TURAS demonstrated functional examples of nature-based solutions that aim to offset and reduce the negative effects of urbanisation. The project's 20 partners worked with 12 cities on pilot projects demonstrating concepts for ecological sustainability.
One of the project's high-profile designs is an open wire frame structure with living plants that form walls and a roof. The project developed a demonstration of the concept, called a 'green living room', at a 140 m2 site on top of Ludwigsburg's town hall carpark in Germany. It opened in April 2014. The space has 7 000 shrubs and 128 plane trees and provides a self-contained urban oasis where people can stand, sit and meet in the shade.
A mobile version, about the size of a transport container, fits on a truck and can be moved to any city street. An onboard water tank and an irrigation system keep the plants alive, and a modular cube form allows the structure to be easily expanded on-site. The structure has been displayed in Zagreb (Croatia), Bonn and Frankfurt (Germany), London (UK), Brussels and Antwerp (Belgium), Ljubljana (Slovenia) and Krems (Austria).
"Green Living Rooms are an example of how a green comfort zone solution can be realised in high-density urban areas on heavily sealed surfaces where competition for usable space is at a premium," says project manager Marcus Collier.
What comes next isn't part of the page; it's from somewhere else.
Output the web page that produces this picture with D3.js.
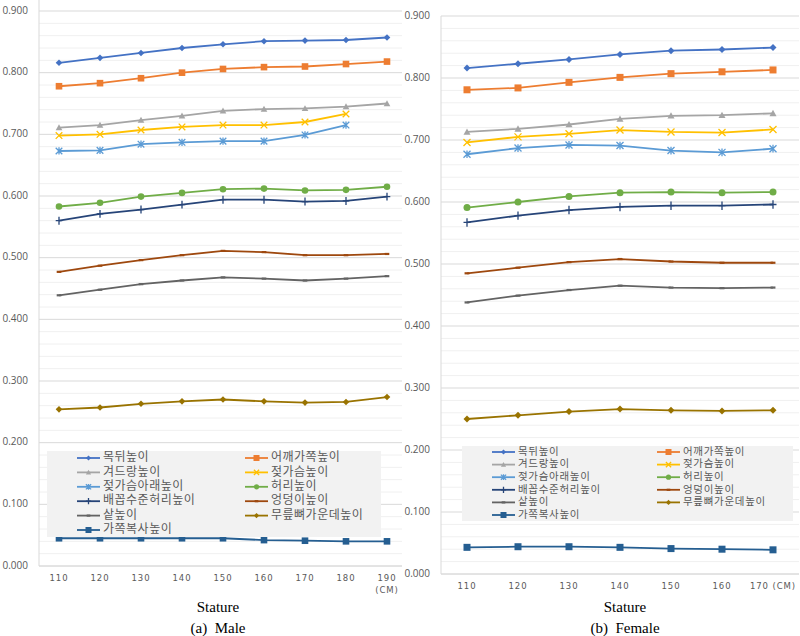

The project also implemented other nature-based solutions involving local communities in partner cities in Belgium, Bulgaria, Denmark, Germany, Ireland, Italy, the Netherlands, Serbia, Slovenia, Spain, and the UK.
These demonstration projects included concepts for green spaces, disused urban sites, the circular economy, urban sprawl, ecosystem services, air and noise pollution, sustainable buildings, climate change adaptation, biodiversity, energy efficiency, flood management and urban agriculture.
TURAS has led to a new company, Osmos, which is taking up the initiatives pioneered by TURAS. Osmos aims to engage local communities in developing a sustainable urban economy. Another outcome has been the Reusing Dublin programme in Ireland. The programme identifies vacant and derelict sites in Dublin as part of a campaign to transform them into affordable housing, among other uses.